§ **EXERCISE AIM**
Reproduce all the material exactly, minus any pictures it holds.

§ **SUPPLIED MATERIAL**
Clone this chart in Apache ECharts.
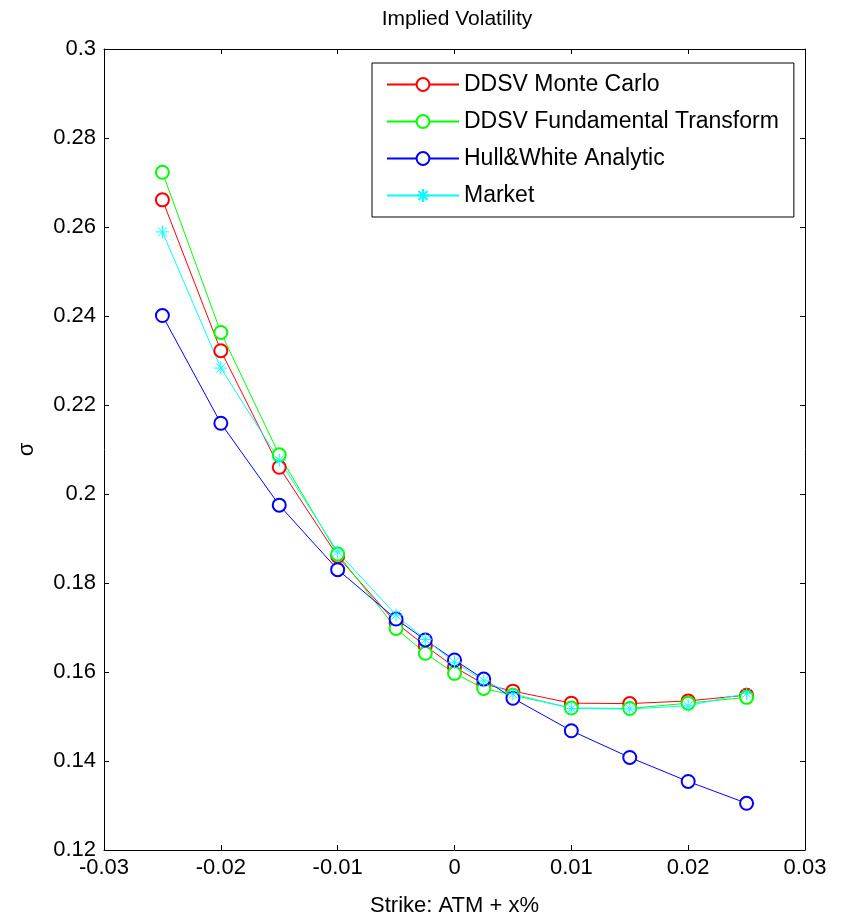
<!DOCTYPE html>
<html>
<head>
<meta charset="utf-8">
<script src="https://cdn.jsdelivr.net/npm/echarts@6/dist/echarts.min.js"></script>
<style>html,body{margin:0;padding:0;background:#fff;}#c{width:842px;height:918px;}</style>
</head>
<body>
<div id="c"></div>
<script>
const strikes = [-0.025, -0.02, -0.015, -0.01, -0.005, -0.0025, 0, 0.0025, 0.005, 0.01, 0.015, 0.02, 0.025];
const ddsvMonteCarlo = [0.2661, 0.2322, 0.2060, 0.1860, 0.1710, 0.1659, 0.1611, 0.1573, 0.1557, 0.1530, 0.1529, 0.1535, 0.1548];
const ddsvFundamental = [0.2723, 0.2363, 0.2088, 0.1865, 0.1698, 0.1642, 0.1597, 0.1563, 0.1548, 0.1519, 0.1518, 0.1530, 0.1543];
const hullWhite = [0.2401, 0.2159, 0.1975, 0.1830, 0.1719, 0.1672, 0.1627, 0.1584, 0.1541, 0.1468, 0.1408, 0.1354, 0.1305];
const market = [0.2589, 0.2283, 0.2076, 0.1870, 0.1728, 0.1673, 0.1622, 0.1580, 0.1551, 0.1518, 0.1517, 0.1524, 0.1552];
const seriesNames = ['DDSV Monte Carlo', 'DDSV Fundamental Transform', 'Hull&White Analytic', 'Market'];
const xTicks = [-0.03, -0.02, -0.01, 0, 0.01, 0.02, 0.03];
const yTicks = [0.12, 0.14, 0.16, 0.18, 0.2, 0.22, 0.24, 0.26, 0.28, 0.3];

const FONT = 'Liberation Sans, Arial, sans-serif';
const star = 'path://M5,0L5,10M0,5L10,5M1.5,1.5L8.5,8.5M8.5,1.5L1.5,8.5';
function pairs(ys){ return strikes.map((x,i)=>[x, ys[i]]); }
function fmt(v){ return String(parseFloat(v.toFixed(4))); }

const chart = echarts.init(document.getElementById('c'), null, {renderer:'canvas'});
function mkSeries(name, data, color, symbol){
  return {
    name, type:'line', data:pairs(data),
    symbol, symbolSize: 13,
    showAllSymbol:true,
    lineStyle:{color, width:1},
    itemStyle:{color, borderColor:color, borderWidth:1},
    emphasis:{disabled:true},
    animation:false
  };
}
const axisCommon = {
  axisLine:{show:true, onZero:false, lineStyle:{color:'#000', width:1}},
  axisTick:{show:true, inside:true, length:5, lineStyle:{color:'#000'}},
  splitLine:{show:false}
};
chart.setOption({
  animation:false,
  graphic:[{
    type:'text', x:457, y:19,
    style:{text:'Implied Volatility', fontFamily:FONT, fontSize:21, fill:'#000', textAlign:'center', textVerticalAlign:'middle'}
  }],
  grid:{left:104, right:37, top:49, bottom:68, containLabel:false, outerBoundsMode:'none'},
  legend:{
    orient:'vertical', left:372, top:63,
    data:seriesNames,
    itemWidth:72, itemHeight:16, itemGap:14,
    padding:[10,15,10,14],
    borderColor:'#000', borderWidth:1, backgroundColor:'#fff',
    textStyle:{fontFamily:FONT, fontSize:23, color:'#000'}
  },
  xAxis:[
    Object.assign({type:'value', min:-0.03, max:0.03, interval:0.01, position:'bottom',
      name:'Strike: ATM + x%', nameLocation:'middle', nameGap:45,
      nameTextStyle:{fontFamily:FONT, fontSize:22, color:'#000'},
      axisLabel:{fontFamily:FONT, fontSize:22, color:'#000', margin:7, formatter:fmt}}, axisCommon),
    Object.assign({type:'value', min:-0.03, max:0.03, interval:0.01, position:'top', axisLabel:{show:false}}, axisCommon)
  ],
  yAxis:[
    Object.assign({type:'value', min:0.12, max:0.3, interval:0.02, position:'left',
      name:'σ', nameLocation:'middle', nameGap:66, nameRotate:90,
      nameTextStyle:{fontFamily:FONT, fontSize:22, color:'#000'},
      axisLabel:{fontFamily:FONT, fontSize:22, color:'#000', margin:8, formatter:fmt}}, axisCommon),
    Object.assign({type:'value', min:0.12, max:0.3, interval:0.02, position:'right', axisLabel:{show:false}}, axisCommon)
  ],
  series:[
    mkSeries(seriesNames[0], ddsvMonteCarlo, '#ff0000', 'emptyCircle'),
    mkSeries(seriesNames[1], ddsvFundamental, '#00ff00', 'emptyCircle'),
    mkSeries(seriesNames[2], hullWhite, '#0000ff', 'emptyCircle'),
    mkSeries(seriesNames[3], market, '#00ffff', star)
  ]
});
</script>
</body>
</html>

§ **EXERCISE OUTPUT**
Clone this chart in Apache ECharts.
<!DOCTYPE html>
<html>
<head>
<meta charset="utf-8">
<script src="https://cdn.jsdelivr.net/npm/echarts@6/dist/echarts.min.js"></script>
<style>html,body{margin:0;padding:0;background:#fff;}#c{width:842px;height:918px;}</style>
</head>
<body>
<div id="c"></div>
<script>
const strikes = [-0.025, -0.02, -0.015, -0.01, -0.005, -0.0025, 0, 0.0025, 0.005, 0.01, 0.015, 0.02, 0.025];
const ddsvMonteCarlo = [0.2661, 0.2322, 0.2060, 0.1860, 0.1710, 0.1659, 0.1611, 0.1573, 0.1557, 0.1530, 0.1529, 0.1535, 0.1548];
const ddsvFundamental = [0.2723, 0.2363, 0.2088, 0.1865, 0.1698, 0.1642, 0.1597, 0.1563, 0.1548, 0.1519, 0.1518, 0.1530, 0.1543];
const hullWhite = [0.2401, 0.2159, 0.1975, 0.1830, 0.1719, 0.1672, 0.1627, 0.1584, 0.1541, 0.1468, 0.1408, 0.1354, 0.1305];
const market = [0.2589, 0.2283, 0.2076, 0.1870, 0.1728, 0.1673, 0.1622, 0.1580, 0.1551, 0.1518, 0.1517, 0.1524, 0.1552];
const seriesNames = ['DDSV Monte Carlo', 'DDSV Fundamental Transform', 'Hull&White Analytic', 'Market'];
const xTicks = [-0.03, -0.02, -0.01, 0, 0.01, 0.02, 0.03];
const yTicks = [0.12, 0.14, 0.16, 0.18, 0.2, 0.22, 0.24, 0.26, 0.28, 0.3];

const FONT = 'Liberation Sans, Arial, sans-serif';
const star = 'path://M5,0L5,10M0,5L10,5M1.5,1.5L8.5,8.5M8.5,1.5L1.5,8.5';
function pairs(ys){ return strikes.map((x,i)=>[x, ys[i]]); }
function fmt(v){ return String(parseFloat(v.toFixed(4))); }

const chart = echarts.init(document.getElementById('c'), null, {renderer:'canvas'});
function mkSeries(name, data, color, symbol){
  return {
    name, type:'line', data:pairs(data),
    symbol, symbolSize: 13,
    showAllSymbol:true,
    lineStyle:{color, width:1},
    itemStyle:{color, borderColor:color, borderWidth:1},
    emphasis:{disabled:true},
    animation:false
  };
}
const axisCommon = {
  axisLine:{show:true, onZero:false, lineStyle:{color:'#000', width:1}},
  axisTick:{show:true, inside:true, length:5, lineStyle:{color:'#000'}},
  splitLine:{show:false}
};
chart.setOption({
  animation:false,
  graphic:[{
    type:'text', x:457, y:19,
    style:{text:'Implied Volatility', fontFamily:FONT, fontSize:21, fill:'#000', textAlign:'center', textVerticalAlign:'middle'}
  }],
  grid:{left:104, right:37, top:49, bottom:68, containLabel:false, outerBoundsMode:'none'},
  legend:{
    orient:'vertical', left:372, top:63,
    data:seriesNames,
    itemWidth:72, itemHeight:16, itemGap:14,
    padding:[10,15,10,14],
    borderColor:'#000', borderWidth:1, backgroundColor:'#fff',
    textStyle:{fontFamily:FONT, fontSize:23, color:'#000'}
  },
  xAxis:[
    Object.assign({type:'value', min:-0.03, max:0.03, interval:0.01, position:'bottom',
      name:'Strike: ATM + x%', nameLocation:'middle', nameGap:45,
      nameTextStyle:{fontFamily:FONT, fontSize:22, color:'#000'},
      axisLabel:{fontFamily:FONT, fontSize:22, color:'#000', margin:7, formatter:fmt}}, axisCommon),
    Object.assign({type:'value', min:-0.03, max:0.03, interval:0.01, position:'top', axisLabel:{show:false}}, axisCommon)
  ],
  yAxis:[
    Object.assign({type:'value', min:0.12, max:0.3, interval:0.02, position:'left',
      name:'σ', nameLocation:'middle', nameGap:66, nameRotate:90,
      nameTextStyle:{fontFamily:FONT, fontSize:22, color:'#000'},
      axisLabel:{fontFamily:FONT, fontSize:22, color:'#000', margin:8, formatter:fmt}}, axisCommon),
    Object.assign({type:'value', min:0.12, max:0.3, interval:0.02, position:'right', axisLabel:{show:false}}, axisCommon)
  ],
  series:[
    mkSeries(seriesNames[0], ddsvMonteCarlo, '#ff0000', 'emptyCircle'),
    mkSeries(seriesNames[1], ddsvFundamental, '#00ff00', 'emptyCircle'),
    mkSeries(seriesNames[2], hullWhite, '#0000ff', 'emptyCircle'),
    mkSeries(seriesNames[3], market, '#00ffff', star)
  ]
});
</script>
</body>
</html>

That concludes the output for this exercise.